Given their subversive and hostile actions, the time has come to reassess the treatment they receive from the government. For instance, there is no reason for Israel to continue to provide consulate personnel with entry visas or to renew the visas of those already stationed here.
Internationally, as international law experts Profs. Avi Bell and Eugene Kontorovich set out in a report published two months ago, by imposing obstacles to free trade with Israel, the EU stands in material breach of the international trade agreements that form the basis of the World Trade Organization.
Prime Minister Netanyahu should order the Foreign Ministry, the Justice Ministry and the Ministry of the Economy to work together to prepare and submit a formal complaint against the EU at the WTO’s judicial body.
According to EU ambassador Lars Faaborg Andersen, Israel itself initiated the EU’s illegal and aggressive assault against it. In trade negotiations with Israel in 2005, the EU insisted that its free trade agreement with Israel doesn’t apply to areas beyond the 1949 armistice lines. Although Israel rejected the EU’s position, then economy and trade minister Ehud Olmert agreed to provide Europe with Israel’s postal code map in order to enable the EU to differentiate between products made inside and outside the armistice lines.

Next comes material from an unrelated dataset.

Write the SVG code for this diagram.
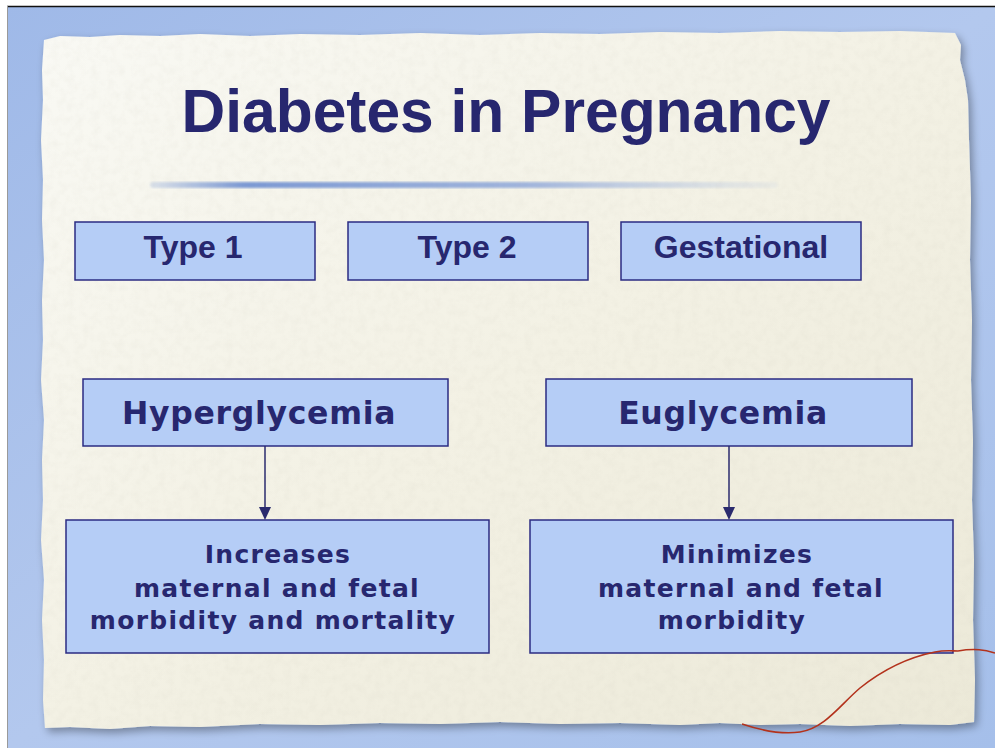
<svg xmlns="http://www.w3.org/2000/svg" width="995" height="748" viewBox="0 0 995 748">
<style>
.box{fill:#b5cdf6;stroke:#2b2b82;stroke-width:1.5}
.t1{font-family:"Liberation Sans",Arial,sans-serif;font-weight:bold;fill:#27276f}
.t2{font-family:"DejaVu Sans",Verdana,sans-serif;font-weight:bold;fill:#27276f}
.conn{stroke:#2b2b6e;stroke-width:1.5;fill:none}
</style>
<defs>
<linearGradient id="bg" x1="0" y1="0" x2="1" y2="1">
<stop offset="0" stop-color="#9fb9e8"/>
<stop offset="0.5" stop-color="#b3c8ee"/>
<stop offset="1" stop-color="#a5bfea"/>
</linearGradient>
<linearGradient id="paper" x1="0" y1="0" x2="1" y2="1">
<stop offset="0" stop-color="#f9f9f4"/>
<stop offset="0.5" stop-color="#f3f1e4"/>
<stop offset="1" stop-color="#ece9d8"/>
</linearGradient>
<linearGradient id="rule" x1="0" y1="0" x2="1" y2="0">
<stop offset="0" stop-color="#6f8fd0" stop-opacity="0.2"/>
<stop offset="0.15" stop-color="#6f8fd0" stop-opacity="0.9"/>
<stop offset="0.6" stop-color="#7d9ad6" stop-opacity="0.7"/>
<stop offset="1" stop-color="#9fb5e0" stop-opacity="0.1"/>
</linearGradient>
<filter id="shadow" x="-5%" y="-5%" width="115%" height="115%">
<feGaussianBlur in="SourceAlpha" stdDeviation="4"/>
<feOffset dx="3" dy="4"/>
<feComponentTransfer><feFuncA type="linear" slope="0.35"/></feComponentTransfer>
<feMerge><feMergeNode/><feMergeNode in="SourceGraphic"/></feMerge>
</filter>
<filter id="tex" x="0" y="0" width="100%" height="100%">
<feTurbulence type="fractalNoise" baseFrequency="0.12" numOctaves="3" seed="4" result="n"/>
<feColorMatrix in="n" type="matrix" values="0 0 0 0 0.55  0 0 0 0 0.53  0 0 0 0 0.45  0 0 0 -1.2 0.75" result="c"/>
<feComposite in="c" in2="SourceGraphic" operator="in"/>
</filter>
<filter id="blur1"><feGaussianBlur stdDeviation="1.2"/></filter>
</defs>

<rect x="0" y="0" width="995" height="748" fill="#ffffff"/>
<rect x="7" y="6" width="988" height="742" fill="url(#bg)"/>
<line x1="7" y1="6.5" x2="995" y2="6.5" stroke="#111" stroke-width="1.5"/>
<line x1="7.5" y1="6" x2="7.5" y2="748" stroke="#9a9a9a" stroke-width="1"/>

<g id="paper-sheet" filter="url(#shadow)">
<path d="M44,40 L60,36 L90,37 L120,35 L160,36 L200,34 L250,36 L300,34 L360,35 L420,33 L480,35 L540,33 L600,34 L660,32 L720,33 L780,31 L840,32 L900,31 L955,33 L961,45 L960,60 L965,80 L968,100 L969,140 L971,200 L970,260 L972,320 L971,380 L973,440 L972,500 L974,560 L973,620 L975,680 L974,722 L950,725 L900,724 L850,726 L800,724 L760,725 L720,723 L680,725 L620,723 L560,724 L500,722 L440,724 L380,723 L320,725 L260,724 L200,727 L150,726 L110,729 L70,727 L45,728 L43,700 L44,660 L42,620 L44,580 L41,540 L43,500 L42,460 L44,420 L41,380 L43,340 L42,300 L44,260 L42,220 L43,180 L41,140 L43,100 L42,70 Z" fill="url(#paper)"/>
</g>
<path d="M44,40 L60,36 L90,37 L120,35 L160,36 L200,34 L250,36 L300,34 L360,35 L420,33 L480,35 L540,33 L600,34 L660,32 L720,33 L780,31 L840,32 L900,31 L955,33 L961,45 L960,60 L965,80 L968,100 L969,140 L971,200 L970,260 L972,320 L971,380 L973,440 L972,500 L974,560 L973,620 L975,680 L974,722 L950,725 L900,724 L850,726 L800,724 L760,725 L720,723 L680,725 L620,723 L560,724 L500,722 L440,724 L380,723 L320,725 L260,724 L200,727 L150,726 L110,729 L70,727 L45,728 L43,700 L44,660 L42,620 L44,580 L41,540 L43,500 L42,460 L44,420 L41,380 L43,340 L42,300 L44,260 L42,220 L43,180 L41,140 L43,100 L42,70 Z" fill="#000" opacity="0.15" filter="url(#tex)"/>

<path d="M958,651 C975,648 985,650 995,653" fill="none" stroke="#b3321c" stroke-width="1.6"/>

<text class="t1" x="506" y="132" font-size="60.5" text-anchor="middle">Diabetes in Pregnancy</text>
<rect x="150" y="182" width="628" height="6" rx="3" fill="url(#rule)" filter="url(#blur1)"/>

<g id="type1"><rect class="box" x="75" y="222" width="240" height="58"/><text class="t1" x="193" y="258" font-size="32" text-anchor="middle">Type 1</text></g>
<g id="type2"><rect class="box" x="348" y="222" width="240" height="58"/><text class="t1" x="467" y="258" font-size="32" text-anchor="middle">Type 2</text></g>
<g id="gestational"><rect class="box" x="621" y="222" width="240" height="58"/><text class="t1" x="741" y="258" font-size="32" text-anchor="middle">Gestational</text></g>

<g id="hyperglycemia"><rect class="box" x="83" y="379" width="365" height="67"/><text class="t2" x="259" y="424" font-size="31.5" letter-spacing="0.7" text-anchor="middle">Hyperglycemia</text></g>
<g id="euglycemia"><rect class="box" x="546" y="379" width="366" height="67"/><text class="t2" x="723" y="424" font-size="31.5" letter-spacing="0.7" text-anchor="middle">Euglycemia</text></g>

<g id="increases"><rect class="box" x="66" y="520" width="423" height="133"/>
<text class="t2" font-size="25" letter-spacing="1.3" text-anchor="middle"><tspan x="278" y="563">Increases</tspan><tspan x="277" y="597">maternal and fetal</tspan><tspan x="273" y="629">morbidity and mortality</tspan></text></g>
<g id="minimizes"><rect class="box" x="530" y="520" width="423" height="133"/>
<text class="t2" font-size="25" letter-spacing="1.3" text-anchor="middle"><tspan x="737" y="563">Minimizes</tspan><tspan x="741" y="597">maternal and fetal</tspan><tspan x="732" y="629">morbidity</tspan></text></g>

<g id="connectors">
<line class="conn" x1="265" y1="446" x2="265" y2="508"/>
<polygon points="259,507 271,507 265,520" fill="#2b2b6e"/>
<line class="conn" x1="729" y1="446" x2="729" y2="508"/>
<polygon points="723,507 735,507 729,520" fill="#2b2b6e"/>
</g>

<path d="M742,724 C760,730 780,735 800,732 C825,728 840,705 860,688 C880,672 905,658 935,652 C945,650 952,651 958,651" fill="none" stroke="#b3321c" stroke-width="1.6"/>
</svg>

In response to the malicious use the EU has made of the information, Israel should stop including postal codes of Israeli exporters on export documents.
In the interest of protecting our largest export market, Israel has consistently bent over backwards to appease the EU. While well intentioned, the EU’s decision to label Jewish products shows that our concessions have backfired. They are being used against us.
The time has come to stand up to Europe. If we refuse to do so, if we refuse to launch a comprehensive counter-assault, a day will soon come when labels will lead to their inevitable end point: a full European economic boycott of the Jewish state.